── DATASET RECORDS

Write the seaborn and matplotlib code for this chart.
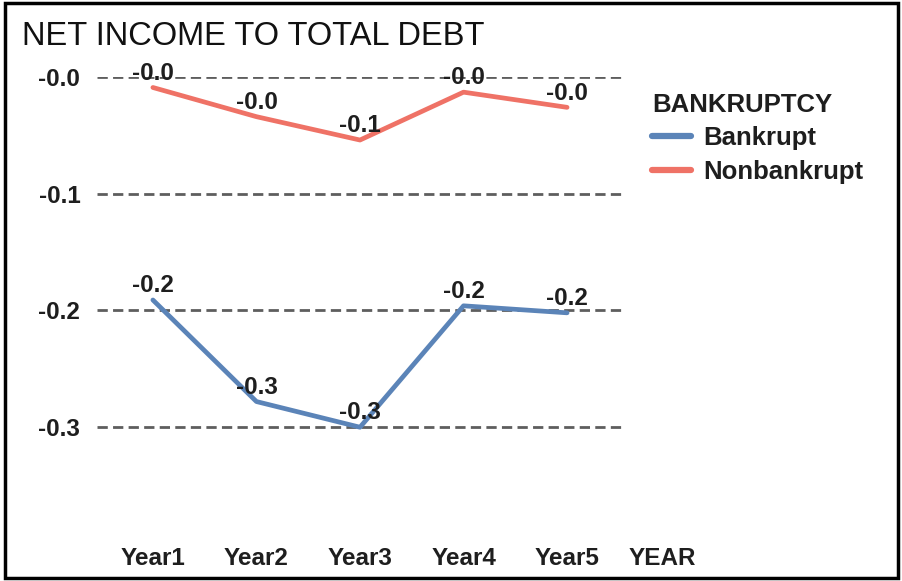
import matplotlib
matplotlib.use("Agg")
import matplotlib.pyplot as plt
import seaborn as sns
import pandas as pd
from matplotlib.patches import Rectangle

years = ["Year1", "Year2", "Year3", "Year4", "Year5"]
bankrupt = [-0.191, -0.278, -0.300, -0.196, -0.202]
nonbankrupt = [-0.009, -0.034, -0.054, -0.013, -0.026]
groups = ["Bankrupt", "Nonbankrupt"]
ytick_values = [0.0, -0.1, -0.2, -0.3]
ytick_labels = ["-0.0", "-0.1", "-0.2", "-0.3"]

colors = {"Bankrupt": "#5b84b8", "Nonbankrupt": "#ef7266"}
ink = "#1e1e1e"
fs = 17.5

df = pd.DataFrame({
    "YEAR": years * 2,
    "value": bankrupt + nonbankrupt,
    "BANKRUPTCY": [groups[0]] * len(years) + [groups[1]] * len(years),
})
df["pos"] = list(range(len(years))) * 2

sns.set_style("white")
plt.rcParams["font.family"] = ["Liberation Sans", "DejaVu Sans"]

fig = plt.figure(figsize=(9.03, 5.81), dpi=100)
ax = fig.add_axes([0.1074, 0.0637, 0.5825, 0.8038])

sns.lineplot(data=df, x="pos", y="value", hue="BANKRUPTCY", palette=colors,
             linewidth=3.4, ax=ax, legend=False, sort=False)

ax.set_xlim(-0.54, 4.54)
ax.set_ylim(-0.4, 0.0)
ax.set_yticks(ytick_values)
ax.set_yticklabels(ytick_labels)
ax.set_xticks(range(len(years)))
ax.set_xticklabels(years)
for lab in ax.get_xticklabels() + ax.get_yticklabels():
    lab.set_fontweight("bold")
    lab.set_fontsize(fs)
    lab.set_color(ink)
ax.tick_params(axis="y", length=0, pad=12)
ax.tick_params(axis="x", length=0, pad=2)

for yv in ytick_values:
    ax.axhline(yv, color="#5e5e5e", linewidth=2.0, linestyle=(0, (3.7, 1.9)), zorder=0)

for s in ax.spines.values():
    s.set_visible(False)

ax.set_ylabel("")
ax.set_xlabel("YEAR", fontsize=fs, fontweight="bold", color=ink)
ax.xaxis.set_label_coords(1.074, -0.031)
ax.xaxis.label.set_va("center")

# value labels above each point
for series in (bankrupt, nonbankrupt):
    for i, v in enumerate(series):
        ax.annotate(f"{v:.1f}", (i, v), xytext=(0, 2), textcoords="offset points",
                    ha="center", va="bottom", fontsize=fs, fontweight="bold",
                    color=ink, annotation_clip=False)

fig.text(0.024, 0.937, "NET INCOME TO TOTAL DEBT", fontsize=23.5,
         color="#111111", va="center")

handles = [plt.Line2D([], [], color=colors[g], linewidth=4.5) for g in groups]
leg = fig.legend(handles, groups, title="BANKRUPTCY", loc="upper left",
                 bbox_to_anchor=(0.708, 0.862), frameon=False, handlelength=1.5,
                 handletextpad=0.5, labelspacing=0.36, borderpad=0.0,
                 prop={"weight": "bold", "size": 18.5},
                 title_fontproperties={"weight": "bold", "size": 18.5})
leg._legend_box.align = "left"
for t in leg.get_texts():
    t.set_color(ink)
leg.get_title().set_color(ink)

fig.patches.append(Rectangle((0.006, 0.006), 0.988, 0.988, transform=fig.transFigure,
                             fill=False, edgecolor="black", linewidth=2.5))

fig.savefig("out.png", dpi=100)
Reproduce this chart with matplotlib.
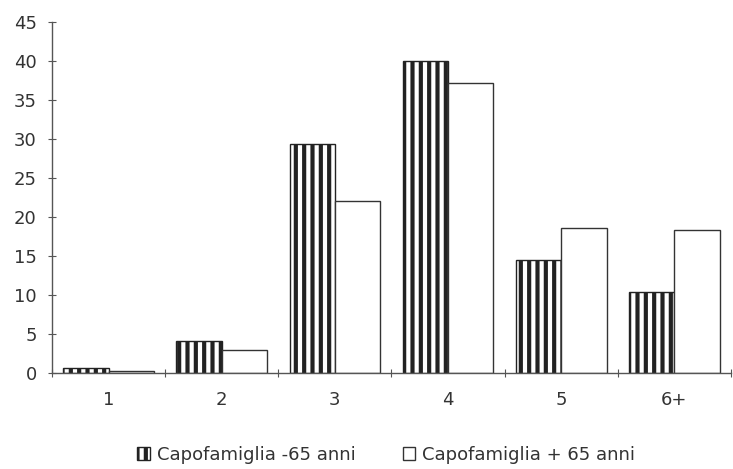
import numpy as np
import matplotlib.pyplot as plt

plt.rcParams['font.family'] = ['DejaVu Sans']
plt.rcParams['hatch.linewidth'] = 3.0

# data
categories = ['1', '2', '3', '4', '5', '6+']
under_65 = [0.7, 4.1, 29.3, 40.0, 14.5, 10.4]
over_65 = [0.3, 2.9, 22.0, 37.2, 18.6, 18.3]
yticks = [0, 5, 10, 15, 20, 25, 30, 35, 40, 45]

fig = plt.figure(figsize=(7.33, 4.69), dpi=100)
ax = fig.add_axes([52 / 733, 96 / 469, 679 / 733, 351 / 469])

x = np.arange(len(categories))
w = 0.4
ax.bar(x - w / 2, under_65, w, color='white', edgecolor='#222222',
       hatch='||', linewidth=1.0, label='Capofamiglia -65 anni')
ax.bar(x + w / 2, over_65, w, color='white', edgecolor='#333333',
       linewidth=1.0, label='Capofamiglia + 65 anni')

ax.set_xlim(-0.5, len(categories) - 0.5)
ax.set_ylim(0, 45)
ax.set_yticks(yticks)
ax.set_xticks(np.arange(len(categories) + 1) - 0.5)
ax.set_xticklabels([])
ax.set_xticks(x, minor=True)
ax.set_xticklabels(categories, minor=True)

for s in ['top', 'right']:
    ax.spines[s].set_visible(False)
for s in ['left', 'bottom']:
    ax.spines[s].set_color('#555555')
    ax.spines[s].set_linewidth(1.0)

ax.tick_params(axis='y', direction='inout', length=6, colors='#555555',
               labelcolor='#333333', labelsize=13, pad=8)
ax.tick_params(axis='x', which='major', direction='inout', length=6,
               colors='#555555')
ax.tick_params(axis='x', which='minor', length=0, labelcolor='#333333',
               labelsize=13, pad=13)

fig.legend(loc='center', bbox_to_anchor=(0.527, 0.03), ncol=2, frameon=False,
           fontsize=13, handlelength=0.7, handleheight=0.7, handletextpad=0.4,
           columnspacing=2.6, labelcolor='#333333')

fig.savefig('out.png', dpi=100)
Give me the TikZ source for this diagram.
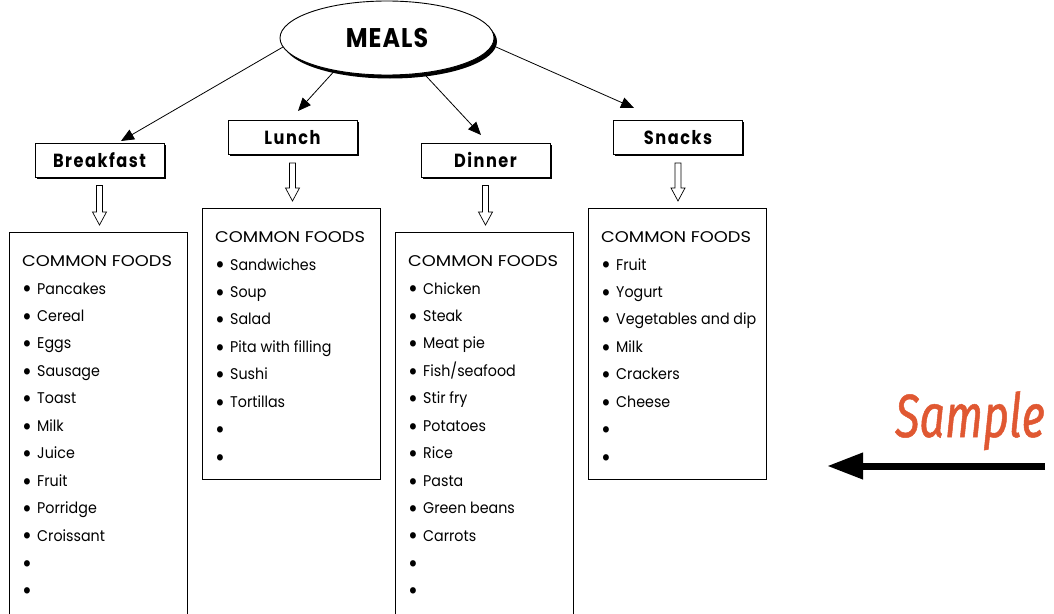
\documentclass[tikz,border=0pt]{standalone}
\usepackage{fontspec}
\setmainfont{Poppins}
\newfontfamily\itemfont[FakeStretch=0.92]{Poppins}
\newfontfamily\capsfont[FakeStretch=1.15]{Poppins}
\newfontfamily\headfont[FakeStretch=0.85,LetterSpace=8]{Poppins}
\newfontfamily\mealsfont[FakeStretch=0.88,LetterSpace=4]{Poppins}
\newfontfamily\samplefont[FakeStretch=0.735,FakeBold=0.8]{Fira Sans}
\usetikzlibrary{arrows.meta,shadows,calc,shapes.geometric}
\definecolor{samplecol}{RGB}{224,88,50}
\newcommand\holarrow[2]{%
  \draw[hollow] let \p1=(#1.south), \p2=(#2.north) in
    (\x1-3pt,\y1-8pt) -- (\x1-3pt,\y2+20pt) -- (\x1-7pt,\y2+20pt) -- (\x1,\y2+7pt)
    -- (\x1+7pt,\y2+20pt) -- (\x1+3pt,\y2+20pt) -- (\x1+3pt,\y1-8pt) -- cycle;}
\newcommand\foodlist[3]{%
  \node[txt, font=\capsfont\fontsize{15.5}{15.5}\selectfont] (#1-h) at ($(#2.north west)+(13pt,-34pt)$) {COMMON FOODS};
  \foreach \itm [count=\i] in {#3} {
    \node[bul] (#1-b\i) at ($(#2.north west)+(18pt,{-60pt-(\i-1)*27.45pt})$) {•};
    \node[txt] (#1-t\i) at ($(#2.north west)+(28pt,{-62pt-(\i-1)*27.45pt})$) {\itm};
  }}
\begin{document}
\begin{tikzpicture}[x=1pt,y=-1pt,
  head/.style={draw, line width=0.8pt, fill=white, minimum width=129pt, minimum height=34pt, inner sep=0,
    font=\headfont\bfseries\fontsize{19}{19}\selectfont,
    drop shadow={shadow xshift=1.6pt, shadow yshift=-1.6pt, opacity=1, fill=black}},
  listbox/.style={draw, line width=0.8pt, anchor=north west, minimum width=178pt, inner sep=0},
  txt/.style={anchor=base west, inner sep=0, font=\itemfont\fontsize{15.5}{15.5}\selectfont},
  bul/.style={anchor=center, inner sep=0, font=\itemfont\fontsize{26}{26}\selectfont},
  conn/.style={line width=0.8pt, -{Triangle[length=13pt,width=11pt]}},
  hollow/.style={draw, line width=0.7pt, fill=white}]
\useasboundingbox (0,0) rectangle (1054,613);
\clip (0,0) rectangle (1054,613);
% top
\node[draw, ellipse, line width=0.9pt, fill=white, minimum width=214pt, minimum height=74pt, inner sep=0,
  drop shadow={shadow xshift=3pt, shadow yshift=-3.5pt, opacity=1, fill=black},
  font=\mealsfont\bfseries\fontsize{27}{27}\selectfont] (meals) at (387,38) {MEALS};
% headers
\node[head] (bf) at (99.5,160) {Breakfast};
\node[head] (lu) at (292.5,137.5) {Lunch};
\node[head] (di) at (485.5,160) {Dinner};
\node[head] (sn) at (678,137.5) {Snacks};
% arrow tips
\coordinate (bftip) at (121,141);
\coordinate (lutip) at (298,111);
\coordinate (ditip) at (481,135);
\coordinate (sntip) at (634,108);
\draw[conn] (meals.185.5) -- (bftip);
\draw[conn] (meals.212) -- (lutip);
\draw[conn] (meals.316) -- (ditip);
\draw[conn] (meals.356) -- (sntip);
% list boxes
\node[listbox, minimum height=420pt] (bfl) at (9,232) {};
\node[listbox, minimum height=271pt] (lul) at (202,208) {};
\node[listbox, minimum height=420pt] (dil) at (395,232) {};
\node[listbox, minimum height=271pt] (snl) at (588,208) {};
\holarrow{bf}{bfl}
\holarrow{lu}{lul}
\holarrow{di}{dil}
\holarrow{sn}{snl}
\foodlist{bfi}{bfl}{Pancakes,Cereal,Eggs,Sausage,Toast,Milk,Juice,Fruit,Porridge,Croissant,{},{}}
\foodlist{lui}{lul}{Sandwiches,Soup,Salad,Pita with filling,Sushi,Tortillas,{},{}}
\foodlist{dii}{dil}{Chicken,Steak,Meat pie,Fish/seafood,Stir fry,Potatoes,Rice,Pasta,Green beans,Carrots,{},{}}
\foodlist{sni}{snl}{Fruit,Yogurt,Vegetables and dip,Milk,Crackers,Cheese,{},{}}
% sample
\node[anchor=base east, inner sep=0, text=samplecol, font=\samplefont\itshape\fontsize{61}{61}\selectfont] (sample) at (1045,437) {Sample};
\coordinate (sa1) at (1045,466);
\coordinate (sa2) at (827,466);
\draw[line width=7pt, -{Triangle[length=36pt,width=25pt]}] (sa1) -- (sa2);
\end{tikzpicture}
\end{document}
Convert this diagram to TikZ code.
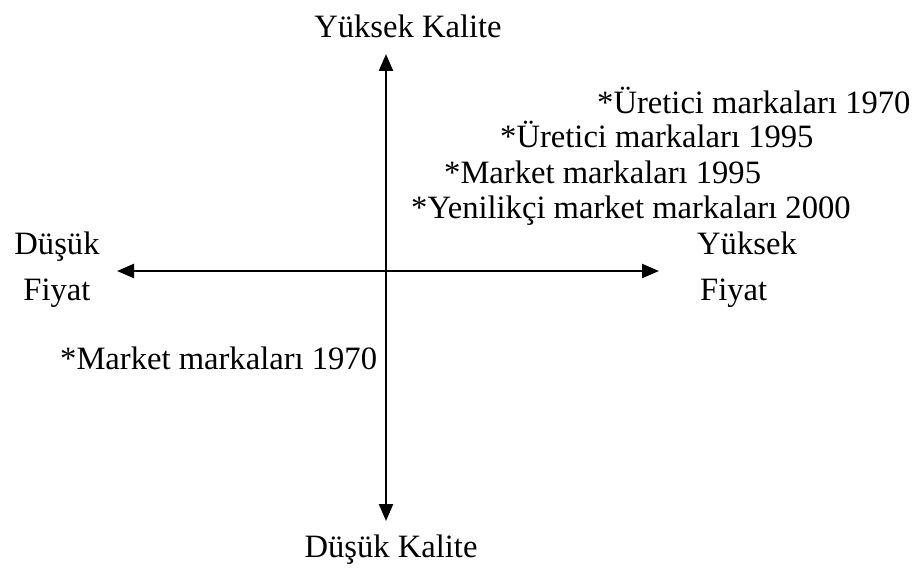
\documentclass[tikz,border=0pt]{standalone}
\usepackage{fontspec}
\setmainfont{Liberation Serif}
\usepackage{tikz}
\usetikzlibrary{arrows.meta,positioning}

\tikzset{
  axis/.style={line width=2.4pt,{Triangle[length=17pt,width=14pt]}-{Triangle[length=17pt,width=14pt]}},
  lbl/.style={inner sep=0pt,font=\fontsize{32.6}{40}\selectfont},
}

\begin{document}
\begin{tikzpicture}[x=1pt,y=1pt]
  \useasboundingbox (0,0) rectangle (915,-569);
  % axes
  \coordinate (top) at (386,-54);
  \coordinate (bot) at (386,-521);
  \coordinate (lft) at (117,-271);
  \coordinate (rgt) at (659,-271);
  \draw[axis] (bot) -- (top);
  \draw[axis] (lft) -- (rgt);
  % axis labels
  \node[lbl] (hq) at (408,-26) {Yüksek Kalite};
  \node[lbl] (lq) at (391,-550) {Düşük Kalite};
  \node[lbl,align=center] (lp) at (57,-270) {Düşük\\[6pt]Fiyat};
  \node[lbl,align=left,anchor=west] (hp) at (697,-270) {Yüksek\\[6pt]\hspace*{3pt}Fiyat};
  % brands
  \node[lbl,anchor=west] (u70) at (597,-100) {*Üretici markaları 1970};
  \node[lbl,anchor=west] (u95) at (500,-134) {*Üretici markaları 1995};
  \node[lbl,anchor=west] (m95) at (444,-172) {*Market markaları 1995};
  \node[lbl,anchor=west] (y00) at (411,-211) {*Yenilikçi market markaları 2000};
  \node[lbl,anchor=west] (m70) at (60,-358) {*Market markaları 1970};
\end{tikzpicture}
\end{document}
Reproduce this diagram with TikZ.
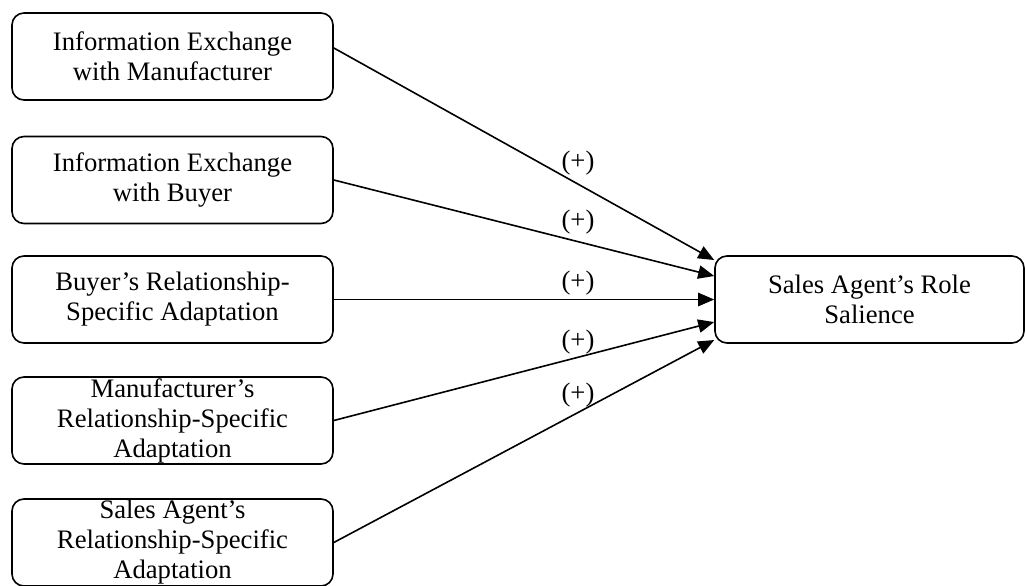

────

PROBLEM TO SOLVE: Reproduce the material above from its first line through the line containing "list(range(len(years))) * 2", both ends included, and skip every picture.

ANSWER TO THE EXERCISE:
Write the seaborn and matplotlib code for this chart.
import matplotlib
matplotlib.use("Agg")
import matplotlib.pyplot as plt
import seaborn as sns
import pandas as pd
from matplotlib.patches import Rectangle

years = ["Year1", "Year2", "Year3", "Year4", "Year5"]
bankrupt = [-0.191, -0.278, -0.300, -0.196, -0.202]
nonbankrupt = [-0.009, -0.034, -0.054, -0.013, -0.026]
groups = ["Bankrupt", "Nonbankrupt"]
ytick_values = [0.0, -0.1, -0.2, -0.3]
ytick_labels = ["-0.0", "-0.1", "-0.2", "-0.3"]

colors = {"Bankrupt": "#5b84b8", "Nonbankrupt": "#ef7266"}
ink = "#1e1e1e"
fs = 17.5

df = pd.DataFrame({
    "YEAR": years * 2,
    "value": bankrupt + nonbankrupt,
    "BANKRUPTCY": [groups[0]] * len(years) + [groups[1]] * len(years),
})
df["pos"] = list(range(len(years))) * 2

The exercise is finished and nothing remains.